- **SOURCE DATA**
_____
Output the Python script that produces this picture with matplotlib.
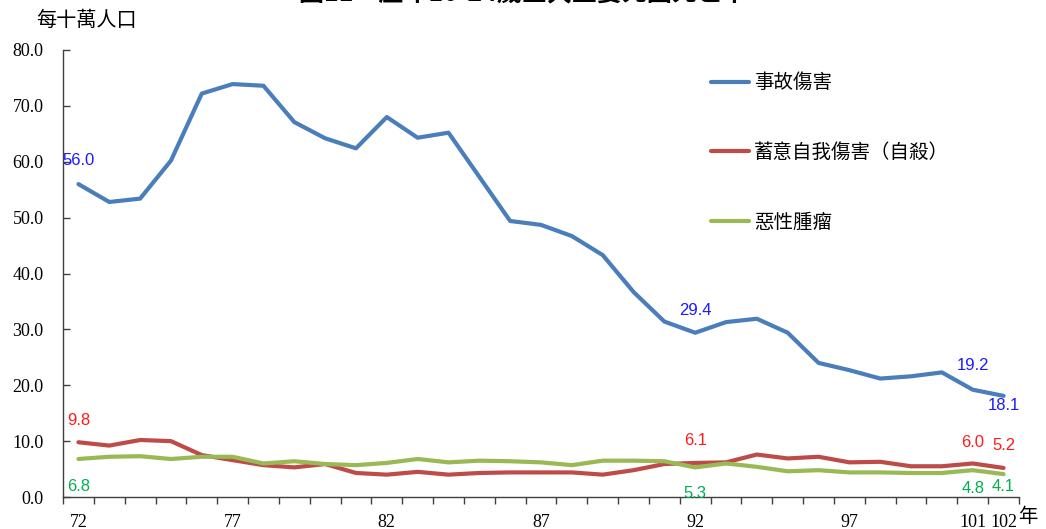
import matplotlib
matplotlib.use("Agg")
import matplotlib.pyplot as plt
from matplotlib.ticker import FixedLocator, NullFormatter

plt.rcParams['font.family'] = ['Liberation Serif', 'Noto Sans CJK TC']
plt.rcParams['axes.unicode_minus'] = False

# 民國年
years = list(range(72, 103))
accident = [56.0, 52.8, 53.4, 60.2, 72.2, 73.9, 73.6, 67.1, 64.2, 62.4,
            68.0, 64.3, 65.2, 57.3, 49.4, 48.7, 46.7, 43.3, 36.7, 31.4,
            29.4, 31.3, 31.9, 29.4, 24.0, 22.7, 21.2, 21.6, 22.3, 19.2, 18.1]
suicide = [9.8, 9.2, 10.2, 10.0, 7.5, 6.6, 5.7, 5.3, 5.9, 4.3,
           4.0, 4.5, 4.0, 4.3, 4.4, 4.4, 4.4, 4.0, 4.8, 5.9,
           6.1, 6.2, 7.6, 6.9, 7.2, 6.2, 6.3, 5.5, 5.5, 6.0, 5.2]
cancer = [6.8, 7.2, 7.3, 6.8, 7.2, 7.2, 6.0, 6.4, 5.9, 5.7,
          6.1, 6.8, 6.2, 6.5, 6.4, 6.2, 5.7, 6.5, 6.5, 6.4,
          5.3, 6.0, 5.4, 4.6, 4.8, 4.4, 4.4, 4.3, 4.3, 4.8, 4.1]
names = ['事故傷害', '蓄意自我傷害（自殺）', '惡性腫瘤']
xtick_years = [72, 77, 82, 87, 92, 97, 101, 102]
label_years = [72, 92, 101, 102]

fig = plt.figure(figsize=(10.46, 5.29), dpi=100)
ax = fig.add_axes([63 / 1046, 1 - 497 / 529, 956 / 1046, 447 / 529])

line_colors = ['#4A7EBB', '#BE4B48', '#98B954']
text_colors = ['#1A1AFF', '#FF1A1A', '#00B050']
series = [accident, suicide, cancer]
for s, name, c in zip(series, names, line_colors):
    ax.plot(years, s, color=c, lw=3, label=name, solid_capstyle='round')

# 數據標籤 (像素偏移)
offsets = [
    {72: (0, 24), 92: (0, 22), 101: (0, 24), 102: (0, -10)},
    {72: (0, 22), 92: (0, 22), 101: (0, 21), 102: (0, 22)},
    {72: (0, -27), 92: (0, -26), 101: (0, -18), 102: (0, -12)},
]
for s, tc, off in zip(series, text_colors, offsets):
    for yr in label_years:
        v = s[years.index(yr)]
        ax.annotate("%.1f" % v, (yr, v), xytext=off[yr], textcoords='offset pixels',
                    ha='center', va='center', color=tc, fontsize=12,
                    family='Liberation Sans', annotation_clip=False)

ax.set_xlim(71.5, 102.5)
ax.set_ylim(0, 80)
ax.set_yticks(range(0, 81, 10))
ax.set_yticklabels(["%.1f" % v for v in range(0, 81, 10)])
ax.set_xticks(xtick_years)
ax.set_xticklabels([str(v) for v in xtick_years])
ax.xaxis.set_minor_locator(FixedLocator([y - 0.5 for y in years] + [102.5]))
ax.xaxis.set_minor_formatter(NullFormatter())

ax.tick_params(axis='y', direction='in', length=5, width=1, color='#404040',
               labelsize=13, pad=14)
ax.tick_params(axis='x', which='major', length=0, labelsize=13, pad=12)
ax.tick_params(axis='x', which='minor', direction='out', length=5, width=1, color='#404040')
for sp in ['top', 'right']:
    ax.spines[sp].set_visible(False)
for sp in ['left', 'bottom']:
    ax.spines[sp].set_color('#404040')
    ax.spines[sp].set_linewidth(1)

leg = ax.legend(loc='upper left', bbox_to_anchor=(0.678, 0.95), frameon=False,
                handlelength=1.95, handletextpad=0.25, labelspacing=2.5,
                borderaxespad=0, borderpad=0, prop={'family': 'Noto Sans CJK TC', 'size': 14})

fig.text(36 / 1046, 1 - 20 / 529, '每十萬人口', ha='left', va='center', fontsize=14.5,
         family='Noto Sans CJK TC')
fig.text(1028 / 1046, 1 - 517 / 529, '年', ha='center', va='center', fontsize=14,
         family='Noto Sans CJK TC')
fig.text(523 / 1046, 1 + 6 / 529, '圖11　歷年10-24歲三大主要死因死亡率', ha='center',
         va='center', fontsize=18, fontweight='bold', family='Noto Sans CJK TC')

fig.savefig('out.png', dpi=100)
_____
Go through the listing above and list every line that has the word "matplotlib".

Output the Python script that produces this picture with matplotlib.
import matplotlib
matplotlib.use("Agg")
import matplotlib.pyplot as plt
from matplotlib.ticker import FixedLocator, NullFormatter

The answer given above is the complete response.